## DIRECTIONS FOR THIS TASK
Look through the data below and output, unchanged, every line from the one holding "Generate a Python" through the one holding "W, H = 529, 424", inclusive. Skip the pictures.

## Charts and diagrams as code
++++++++

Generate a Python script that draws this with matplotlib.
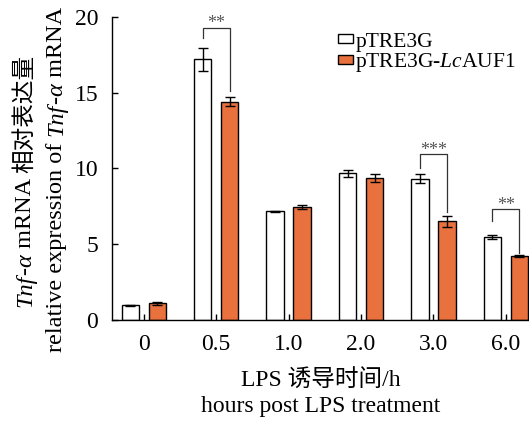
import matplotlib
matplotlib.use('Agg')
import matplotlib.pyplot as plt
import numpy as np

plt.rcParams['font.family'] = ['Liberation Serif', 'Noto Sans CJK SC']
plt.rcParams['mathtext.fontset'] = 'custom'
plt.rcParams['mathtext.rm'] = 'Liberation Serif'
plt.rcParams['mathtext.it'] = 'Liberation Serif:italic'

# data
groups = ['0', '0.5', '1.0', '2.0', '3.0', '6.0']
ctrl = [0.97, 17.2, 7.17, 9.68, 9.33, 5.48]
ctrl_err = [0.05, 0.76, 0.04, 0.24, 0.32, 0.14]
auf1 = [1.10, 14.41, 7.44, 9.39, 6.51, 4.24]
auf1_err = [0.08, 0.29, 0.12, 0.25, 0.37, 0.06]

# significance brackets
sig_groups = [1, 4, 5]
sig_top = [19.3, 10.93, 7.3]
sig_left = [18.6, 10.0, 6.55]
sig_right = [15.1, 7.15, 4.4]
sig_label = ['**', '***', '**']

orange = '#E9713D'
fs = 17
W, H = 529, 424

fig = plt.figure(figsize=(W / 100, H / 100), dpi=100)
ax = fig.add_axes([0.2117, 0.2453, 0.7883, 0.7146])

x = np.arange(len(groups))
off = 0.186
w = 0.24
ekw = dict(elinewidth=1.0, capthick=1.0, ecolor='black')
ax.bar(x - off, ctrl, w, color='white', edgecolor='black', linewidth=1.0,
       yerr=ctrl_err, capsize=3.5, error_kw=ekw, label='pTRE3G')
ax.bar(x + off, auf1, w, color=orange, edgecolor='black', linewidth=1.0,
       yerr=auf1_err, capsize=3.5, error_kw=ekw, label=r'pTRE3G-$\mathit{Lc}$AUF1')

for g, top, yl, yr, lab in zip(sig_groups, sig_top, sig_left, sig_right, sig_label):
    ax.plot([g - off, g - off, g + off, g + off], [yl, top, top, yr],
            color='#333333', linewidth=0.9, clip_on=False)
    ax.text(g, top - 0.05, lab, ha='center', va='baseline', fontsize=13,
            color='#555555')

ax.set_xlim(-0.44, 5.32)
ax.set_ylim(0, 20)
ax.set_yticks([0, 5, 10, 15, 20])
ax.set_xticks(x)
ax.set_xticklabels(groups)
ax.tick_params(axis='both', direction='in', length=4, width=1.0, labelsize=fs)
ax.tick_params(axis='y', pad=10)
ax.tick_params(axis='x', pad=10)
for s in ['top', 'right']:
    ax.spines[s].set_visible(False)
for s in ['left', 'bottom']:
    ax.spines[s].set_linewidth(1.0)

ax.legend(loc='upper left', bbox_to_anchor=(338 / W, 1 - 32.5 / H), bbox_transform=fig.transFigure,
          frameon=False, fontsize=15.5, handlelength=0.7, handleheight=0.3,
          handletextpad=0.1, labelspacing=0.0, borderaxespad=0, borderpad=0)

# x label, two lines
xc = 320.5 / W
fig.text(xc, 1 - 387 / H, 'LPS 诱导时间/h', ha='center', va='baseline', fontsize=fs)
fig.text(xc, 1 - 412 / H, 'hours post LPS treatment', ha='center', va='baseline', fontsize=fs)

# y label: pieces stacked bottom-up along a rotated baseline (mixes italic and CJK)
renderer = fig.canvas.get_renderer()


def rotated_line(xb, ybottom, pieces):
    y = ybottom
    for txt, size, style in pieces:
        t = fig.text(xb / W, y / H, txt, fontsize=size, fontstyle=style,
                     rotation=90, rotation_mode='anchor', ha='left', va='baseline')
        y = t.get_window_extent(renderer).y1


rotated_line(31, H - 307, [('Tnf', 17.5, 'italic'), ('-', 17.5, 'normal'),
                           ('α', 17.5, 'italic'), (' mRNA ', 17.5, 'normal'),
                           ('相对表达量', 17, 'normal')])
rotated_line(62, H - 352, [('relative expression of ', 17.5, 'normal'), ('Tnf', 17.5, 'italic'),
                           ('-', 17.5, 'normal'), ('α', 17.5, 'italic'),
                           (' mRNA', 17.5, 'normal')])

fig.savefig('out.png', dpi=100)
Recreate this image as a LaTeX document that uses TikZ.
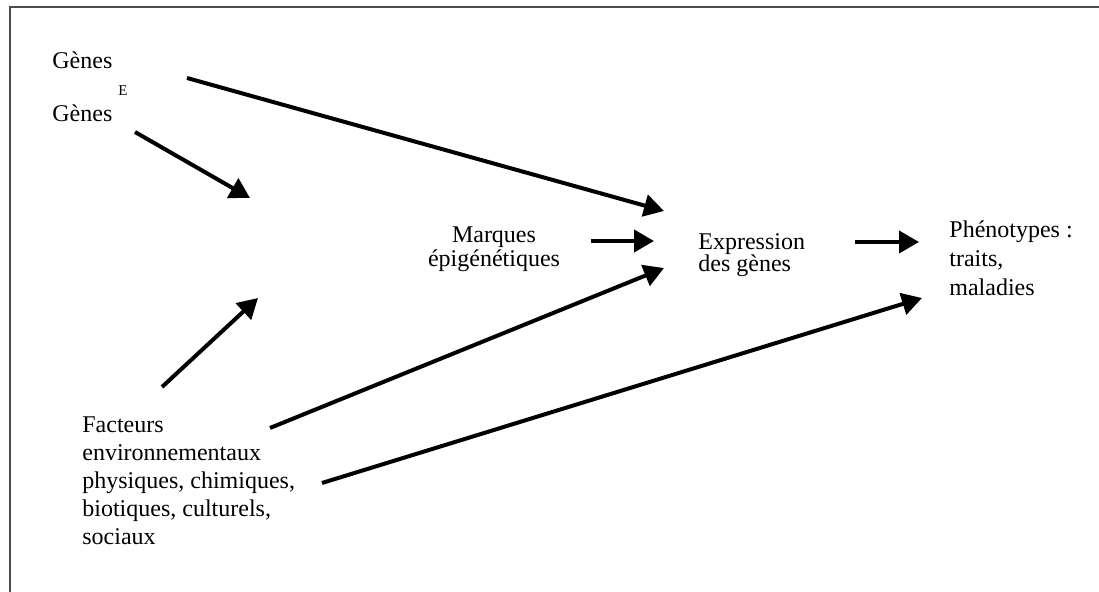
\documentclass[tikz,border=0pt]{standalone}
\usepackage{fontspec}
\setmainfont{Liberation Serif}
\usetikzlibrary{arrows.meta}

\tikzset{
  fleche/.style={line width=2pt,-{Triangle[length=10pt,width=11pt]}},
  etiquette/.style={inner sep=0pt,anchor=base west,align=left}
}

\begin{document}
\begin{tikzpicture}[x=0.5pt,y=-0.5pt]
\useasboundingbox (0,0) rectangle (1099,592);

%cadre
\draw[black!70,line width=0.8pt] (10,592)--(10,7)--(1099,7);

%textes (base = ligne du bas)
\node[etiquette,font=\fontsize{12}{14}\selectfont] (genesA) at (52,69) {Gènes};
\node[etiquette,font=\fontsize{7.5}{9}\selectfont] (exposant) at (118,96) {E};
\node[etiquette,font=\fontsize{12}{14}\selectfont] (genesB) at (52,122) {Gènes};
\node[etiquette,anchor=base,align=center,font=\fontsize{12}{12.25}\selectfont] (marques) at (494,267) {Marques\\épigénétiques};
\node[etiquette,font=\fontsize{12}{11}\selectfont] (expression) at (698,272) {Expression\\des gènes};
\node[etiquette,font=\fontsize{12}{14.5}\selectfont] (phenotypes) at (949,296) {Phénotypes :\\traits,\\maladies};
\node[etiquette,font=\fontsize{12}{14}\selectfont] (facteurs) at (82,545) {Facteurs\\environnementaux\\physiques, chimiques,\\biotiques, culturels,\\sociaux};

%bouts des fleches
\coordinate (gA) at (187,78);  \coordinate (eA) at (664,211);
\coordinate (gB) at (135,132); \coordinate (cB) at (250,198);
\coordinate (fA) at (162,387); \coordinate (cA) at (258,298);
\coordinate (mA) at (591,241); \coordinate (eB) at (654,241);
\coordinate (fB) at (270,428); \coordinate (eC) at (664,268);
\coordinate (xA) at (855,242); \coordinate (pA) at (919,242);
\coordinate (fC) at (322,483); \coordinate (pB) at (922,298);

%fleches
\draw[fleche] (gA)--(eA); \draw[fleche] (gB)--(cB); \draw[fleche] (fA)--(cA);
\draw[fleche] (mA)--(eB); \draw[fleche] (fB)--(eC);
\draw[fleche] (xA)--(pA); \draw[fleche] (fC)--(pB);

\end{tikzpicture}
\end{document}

++++++++

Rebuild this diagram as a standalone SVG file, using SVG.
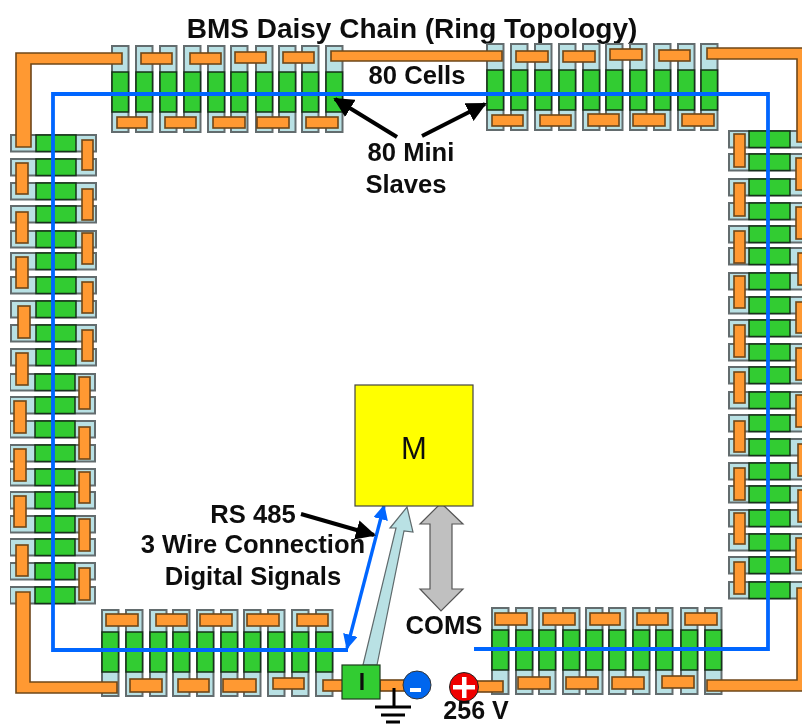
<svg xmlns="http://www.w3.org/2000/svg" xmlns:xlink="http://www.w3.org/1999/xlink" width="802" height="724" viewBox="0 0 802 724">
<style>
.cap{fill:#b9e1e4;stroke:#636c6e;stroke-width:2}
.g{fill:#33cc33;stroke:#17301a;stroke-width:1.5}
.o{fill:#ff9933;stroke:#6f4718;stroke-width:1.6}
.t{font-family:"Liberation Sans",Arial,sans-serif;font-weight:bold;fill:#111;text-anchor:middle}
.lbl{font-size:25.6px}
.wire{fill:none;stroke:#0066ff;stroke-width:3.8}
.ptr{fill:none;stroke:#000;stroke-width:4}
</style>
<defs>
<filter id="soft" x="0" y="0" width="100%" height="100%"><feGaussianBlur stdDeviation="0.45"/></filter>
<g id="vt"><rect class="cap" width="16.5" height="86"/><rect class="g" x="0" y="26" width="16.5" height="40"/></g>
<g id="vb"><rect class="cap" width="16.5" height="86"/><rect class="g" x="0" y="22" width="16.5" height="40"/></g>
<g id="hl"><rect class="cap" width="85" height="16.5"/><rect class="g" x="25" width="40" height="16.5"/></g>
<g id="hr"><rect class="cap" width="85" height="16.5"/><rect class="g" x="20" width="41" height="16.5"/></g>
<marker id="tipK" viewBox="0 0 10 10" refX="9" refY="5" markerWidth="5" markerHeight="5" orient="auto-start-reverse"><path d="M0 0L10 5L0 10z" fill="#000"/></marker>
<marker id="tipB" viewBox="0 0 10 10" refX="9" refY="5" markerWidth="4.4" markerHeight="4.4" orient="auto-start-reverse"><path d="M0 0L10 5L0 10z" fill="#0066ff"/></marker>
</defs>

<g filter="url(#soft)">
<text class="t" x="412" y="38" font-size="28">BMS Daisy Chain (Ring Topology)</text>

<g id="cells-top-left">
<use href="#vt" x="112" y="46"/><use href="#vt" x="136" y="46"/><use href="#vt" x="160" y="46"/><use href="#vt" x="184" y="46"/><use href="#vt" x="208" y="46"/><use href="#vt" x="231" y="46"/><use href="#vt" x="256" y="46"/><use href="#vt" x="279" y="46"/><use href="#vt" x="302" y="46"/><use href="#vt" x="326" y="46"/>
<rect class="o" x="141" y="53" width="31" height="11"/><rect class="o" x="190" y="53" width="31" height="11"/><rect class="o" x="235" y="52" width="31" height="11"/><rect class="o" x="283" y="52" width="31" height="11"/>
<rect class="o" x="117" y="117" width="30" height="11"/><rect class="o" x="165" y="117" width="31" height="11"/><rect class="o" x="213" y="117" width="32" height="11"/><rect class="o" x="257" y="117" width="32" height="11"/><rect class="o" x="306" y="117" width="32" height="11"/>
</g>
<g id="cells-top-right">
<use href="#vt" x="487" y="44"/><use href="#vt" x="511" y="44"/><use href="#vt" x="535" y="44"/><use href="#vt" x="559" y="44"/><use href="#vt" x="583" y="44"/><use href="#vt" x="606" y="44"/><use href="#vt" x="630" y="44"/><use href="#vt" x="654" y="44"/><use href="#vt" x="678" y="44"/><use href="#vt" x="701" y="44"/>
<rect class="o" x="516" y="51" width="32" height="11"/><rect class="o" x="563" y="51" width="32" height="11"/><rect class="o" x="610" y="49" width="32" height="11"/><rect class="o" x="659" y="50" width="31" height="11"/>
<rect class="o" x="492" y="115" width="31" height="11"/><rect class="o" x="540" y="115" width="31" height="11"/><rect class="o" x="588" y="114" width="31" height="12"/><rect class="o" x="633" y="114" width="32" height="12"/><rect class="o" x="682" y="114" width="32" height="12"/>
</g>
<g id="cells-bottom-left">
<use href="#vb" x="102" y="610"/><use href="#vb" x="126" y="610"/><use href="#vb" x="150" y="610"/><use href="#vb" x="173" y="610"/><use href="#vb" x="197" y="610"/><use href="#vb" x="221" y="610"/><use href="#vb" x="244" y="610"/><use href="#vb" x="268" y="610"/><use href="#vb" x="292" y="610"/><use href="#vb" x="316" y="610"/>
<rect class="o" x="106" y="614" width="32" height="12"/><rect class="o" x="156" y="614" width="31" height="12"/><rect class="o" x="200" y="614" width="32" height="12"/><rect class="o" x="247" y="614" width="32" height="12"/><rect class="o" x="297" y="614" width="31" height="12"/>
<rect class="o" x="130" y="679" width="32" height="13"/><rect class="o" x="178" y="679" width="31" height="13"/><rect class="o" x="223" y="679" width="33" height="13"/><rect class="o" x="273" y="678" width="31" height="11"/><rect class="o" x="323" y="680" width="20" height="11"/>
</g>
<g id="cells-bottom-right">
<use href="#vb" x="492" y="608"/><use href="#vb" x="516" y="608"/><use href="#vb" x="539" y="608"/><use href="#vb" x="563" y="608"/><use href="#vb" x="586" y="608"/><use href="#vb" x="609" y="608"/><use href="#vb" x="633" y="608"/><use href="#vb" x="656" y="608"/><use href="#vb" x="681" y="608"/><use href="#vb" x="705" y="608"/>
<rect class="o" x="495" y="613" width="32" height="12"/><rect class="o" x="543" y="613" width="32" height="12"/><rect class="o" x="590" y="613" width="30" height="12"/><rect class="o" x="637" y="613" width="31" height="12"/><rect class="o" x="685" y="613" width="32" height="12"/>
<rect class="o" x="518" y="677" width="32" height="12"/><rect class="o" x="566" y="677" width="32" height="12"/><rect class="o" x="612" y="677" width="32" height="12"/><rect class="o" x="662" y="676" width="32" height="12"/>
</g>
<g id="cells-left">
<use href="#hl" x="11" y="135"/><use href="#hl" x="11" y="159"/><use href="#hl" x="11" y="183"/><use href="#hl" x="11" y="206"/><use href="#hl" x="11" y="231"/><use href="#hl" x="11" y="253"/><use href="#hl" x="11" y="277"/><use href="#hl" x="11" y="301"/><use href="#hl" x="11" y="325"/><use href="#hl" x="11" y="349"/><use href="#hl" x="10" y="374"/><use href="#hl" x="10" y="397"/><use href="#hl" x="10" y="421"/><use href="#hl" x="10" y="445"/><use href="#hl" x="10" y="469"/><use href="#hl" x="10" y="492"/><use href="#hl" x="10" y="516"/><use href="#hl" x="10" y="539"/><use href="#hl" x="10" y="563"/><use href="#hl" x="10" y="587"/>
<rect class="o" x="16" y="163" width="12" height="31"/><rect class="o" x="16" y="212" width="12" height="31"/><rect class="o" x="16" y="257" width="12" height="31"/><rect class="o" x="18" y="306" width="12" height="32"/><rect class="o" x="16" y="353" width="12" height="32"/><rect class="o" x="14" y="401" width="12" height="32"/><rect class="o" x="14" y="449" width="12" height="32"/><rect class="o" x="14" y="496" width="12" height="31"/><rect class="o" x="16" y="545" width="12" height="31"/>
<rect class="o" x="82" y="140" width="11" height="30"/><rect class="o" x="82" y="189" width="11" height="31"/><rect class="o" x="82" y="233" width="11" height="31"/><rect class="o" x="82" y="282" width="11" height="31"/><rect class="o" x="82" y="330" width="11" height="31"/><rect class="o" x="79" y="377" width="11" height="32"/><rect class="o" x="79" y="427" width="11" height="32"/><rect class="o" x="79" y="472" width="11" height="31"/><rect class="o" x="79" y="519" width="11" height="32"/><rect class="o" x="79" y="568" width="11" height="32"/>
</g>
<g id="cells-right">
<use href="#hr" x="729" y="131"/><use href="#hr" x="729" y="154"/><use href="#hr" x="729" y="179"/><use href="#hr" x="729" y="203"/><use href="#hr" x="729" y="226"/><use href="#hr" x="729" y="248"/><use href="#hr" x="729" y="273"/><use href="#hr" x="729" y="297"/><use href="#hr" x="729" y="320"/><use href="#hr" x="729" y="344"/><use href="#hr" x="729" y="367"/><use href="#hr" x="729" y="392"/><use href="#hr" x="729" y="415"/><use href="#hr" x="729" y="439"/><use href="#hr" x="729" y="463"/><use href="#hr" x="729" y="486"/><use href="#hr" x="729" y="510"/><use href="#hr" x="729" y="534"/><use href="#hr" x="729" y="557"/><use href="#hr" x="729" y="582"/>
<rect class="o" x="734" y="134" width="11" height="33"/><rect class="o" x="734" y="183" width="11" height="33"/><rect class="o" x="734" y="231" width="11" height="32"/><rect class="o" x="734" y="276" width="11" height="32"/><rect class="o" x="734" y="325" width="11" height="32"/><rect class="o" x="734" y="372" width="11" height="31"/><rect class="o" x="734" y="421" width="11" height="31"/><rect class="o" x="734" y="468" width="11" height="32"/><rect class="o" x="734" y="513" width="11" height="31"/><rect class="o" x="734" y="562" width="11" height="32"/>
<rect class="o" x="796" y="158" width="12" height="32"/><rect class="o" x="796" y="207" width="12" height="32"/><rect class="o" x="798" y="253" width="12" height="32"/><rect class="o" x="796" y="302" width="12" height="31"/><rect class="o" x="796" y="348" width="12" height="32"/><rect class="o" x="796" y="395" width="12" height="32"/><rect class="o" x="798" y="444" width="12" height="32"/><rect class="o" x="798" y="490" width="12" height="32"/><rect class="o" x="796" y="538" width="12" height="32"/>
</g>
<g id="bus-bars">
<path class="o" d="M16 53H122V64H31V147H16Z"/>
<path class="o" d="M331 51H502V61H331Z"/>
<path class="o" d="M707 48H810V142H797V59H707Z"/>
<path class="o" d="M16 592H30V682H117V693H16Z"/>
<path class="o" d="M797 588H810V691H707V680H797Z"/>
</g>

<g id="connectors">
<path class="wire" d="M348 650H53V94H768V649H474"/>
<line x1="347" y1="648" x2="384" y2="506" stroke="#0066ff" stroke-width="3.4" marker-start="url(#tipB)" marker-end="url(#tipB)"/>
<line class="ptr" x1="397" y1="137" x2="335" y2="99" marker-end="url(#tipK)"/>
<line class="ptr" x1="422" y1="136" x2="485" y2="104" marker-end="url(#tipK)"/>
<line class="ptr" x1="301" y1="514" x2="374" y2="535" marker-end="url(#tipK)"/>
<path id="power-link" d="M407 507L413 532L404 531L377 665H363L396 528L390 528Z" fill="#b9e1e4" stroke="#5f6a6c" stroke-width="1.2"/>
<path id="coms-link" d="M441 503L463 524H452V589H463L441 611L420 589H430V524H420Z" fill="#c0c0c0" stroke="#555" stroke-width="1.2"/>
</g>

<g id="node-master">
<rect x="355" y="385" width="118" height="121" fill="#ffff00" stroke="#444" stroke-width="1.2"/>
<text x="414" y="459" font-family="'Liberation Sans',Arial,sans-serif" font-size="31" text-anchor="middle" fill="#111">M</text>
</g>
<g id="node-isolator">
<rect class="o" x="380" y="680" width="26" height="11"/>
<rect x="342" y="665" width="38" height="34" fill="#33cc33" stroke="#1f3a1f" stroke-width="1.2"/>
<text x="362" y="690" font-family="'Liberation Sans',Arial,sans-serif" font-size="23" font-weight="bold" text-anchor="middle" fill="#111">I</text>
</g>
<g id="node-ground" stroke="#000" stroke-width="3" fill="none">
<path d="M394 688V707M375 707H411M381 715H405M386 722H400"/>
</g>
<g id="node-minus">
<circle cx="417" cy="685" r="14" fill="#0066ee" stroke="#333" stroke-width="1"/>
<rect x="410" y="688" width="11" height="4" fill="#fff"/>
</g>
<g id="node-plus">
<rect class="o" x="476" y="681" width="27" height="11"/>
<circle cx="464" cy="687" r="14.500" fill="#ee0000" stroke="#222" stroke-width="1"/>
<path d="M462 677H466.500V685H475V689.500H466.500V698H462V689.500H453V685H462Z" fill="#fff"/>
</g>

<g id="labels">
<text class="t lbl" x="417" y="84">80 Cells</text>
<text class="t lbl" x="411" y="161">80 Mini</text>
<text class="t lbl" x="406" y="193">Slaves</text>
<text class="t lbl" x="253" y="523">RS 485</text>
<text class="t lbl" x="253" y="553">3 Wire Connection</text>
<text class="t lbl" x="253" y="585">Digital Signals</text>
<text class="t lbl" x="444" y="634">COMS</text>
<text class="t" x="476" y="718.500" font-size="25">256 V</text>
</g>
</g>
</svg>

++++++++

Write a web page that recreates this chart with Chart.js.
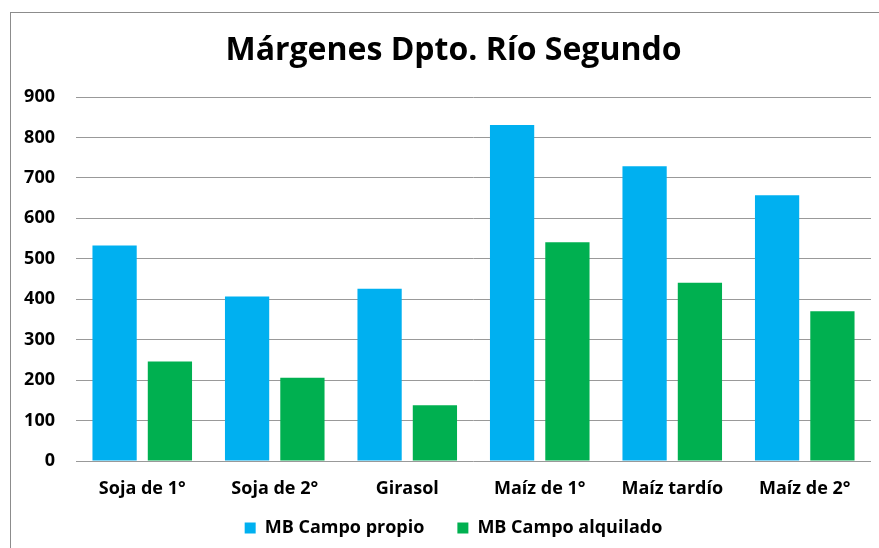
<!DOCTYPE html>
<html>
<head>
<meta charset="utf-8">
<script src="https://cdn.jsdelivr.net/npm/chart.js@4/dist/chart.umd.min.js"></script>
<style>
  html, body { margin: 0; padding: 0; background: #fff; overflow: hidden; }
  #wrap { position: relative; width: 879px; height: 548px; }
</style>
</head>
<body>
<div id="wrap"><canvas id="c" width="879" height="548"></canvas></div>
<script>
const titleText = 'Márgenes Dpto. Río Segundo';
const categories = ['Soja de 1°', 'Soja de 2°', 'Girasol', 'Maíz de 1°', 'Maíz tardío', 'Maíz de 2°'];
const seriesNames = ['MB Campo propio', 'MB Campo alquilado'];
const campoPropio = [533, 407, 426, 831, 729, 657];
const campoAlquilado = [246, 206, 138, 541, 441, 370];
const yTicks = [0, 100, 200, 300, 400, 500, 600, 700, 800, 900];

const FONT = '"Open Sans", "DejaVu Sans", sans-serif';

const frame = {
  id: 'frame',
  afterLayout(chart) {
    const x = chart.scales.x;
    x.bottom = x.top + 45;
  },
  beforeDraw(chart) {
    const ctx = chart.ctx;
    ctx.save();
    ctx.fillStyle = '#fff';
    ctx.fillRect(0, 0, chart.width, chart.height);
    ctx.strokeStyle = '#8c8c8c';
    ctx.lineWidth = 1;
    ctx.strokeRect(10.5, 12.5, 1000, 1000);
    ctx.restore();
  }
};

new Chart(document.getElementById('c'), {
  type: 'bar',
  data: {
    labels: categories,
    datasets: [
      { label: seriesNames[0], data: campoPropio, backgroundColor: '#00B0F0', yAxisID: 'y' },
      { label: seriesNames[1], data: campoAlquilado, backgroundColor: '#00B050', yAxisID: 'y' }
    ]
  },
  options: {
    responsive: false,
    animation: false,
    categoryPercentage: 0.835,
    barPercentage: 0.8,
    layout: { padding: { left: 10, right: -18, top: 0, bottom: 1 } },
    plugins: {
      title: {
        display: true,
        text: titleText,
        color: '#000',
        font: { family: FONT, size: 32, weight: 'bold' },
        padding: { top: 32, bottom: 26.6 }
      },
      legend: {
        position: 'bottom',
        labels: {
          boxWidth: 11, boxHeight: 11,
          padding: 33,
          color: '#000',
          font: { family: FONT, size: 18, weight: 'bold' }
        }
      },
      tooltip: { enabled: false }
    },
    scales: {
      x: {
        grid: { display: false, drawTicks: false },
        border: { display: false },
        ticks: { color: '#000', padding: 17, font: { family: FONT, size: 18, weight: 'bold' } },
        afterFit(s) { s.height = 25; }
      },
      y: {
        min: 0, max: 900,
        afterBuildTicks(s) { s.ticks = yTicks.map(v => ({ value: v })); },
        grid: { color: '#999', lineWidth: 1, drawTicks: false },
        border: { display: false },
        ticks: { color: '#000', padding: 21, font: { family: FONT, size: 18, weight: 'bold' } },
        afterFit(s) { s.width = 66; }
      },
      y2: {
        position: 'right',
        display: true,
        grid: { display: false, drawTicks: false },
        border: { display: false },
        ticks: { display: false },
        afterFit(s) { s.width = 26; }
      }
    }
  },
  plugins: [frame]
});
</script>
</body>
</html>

++++++++

## TASK ANSWER
Generate a Python script that draws this with matplotlib.
import matplotlib
matplotlib.use('Agg')
import matplotlib.pyplot as plt
import numpy as np

plt.rcParams['font.family'] = ['Liberation Serif', 'Noto Sans CJK SC']
plt.rcParams['mathtext.fontset'] = 'custom'
plt.rcParams['mathtext.rm'] = 'Liberation Serif'
plt.rcParams['mathtext.it'] = 'Liberation Serif:italic'

# data
groups = ['0', '0.5', '1.0', '2.0', '3.0', '6.0']
ctrl = [0.97, 17.2, 7.17, 9.68, 9.33, 5.48]
ctrl_err = [0.05, 0.76, 0.04, 0.24, 0.32, 0.14]
auf1 = [1.10, 14.41, 7.44, 9.39, 6.51, 4.24]
auf1_err = [0.08, 0.29, 0.12, 0.25, 0.37, 0.06]

# significance brackets
sig_groups = [1, 4, 5]
sig_top = [19.3, 10.93, 7.3]
sig_left = [18.6, 10.0, 6.55]
sig_right = [15.1, 7.15, 4.4]
sig_label = ['**', '***', '**']

orange = '#E9713D'
fs = 17
W, H = 529, 424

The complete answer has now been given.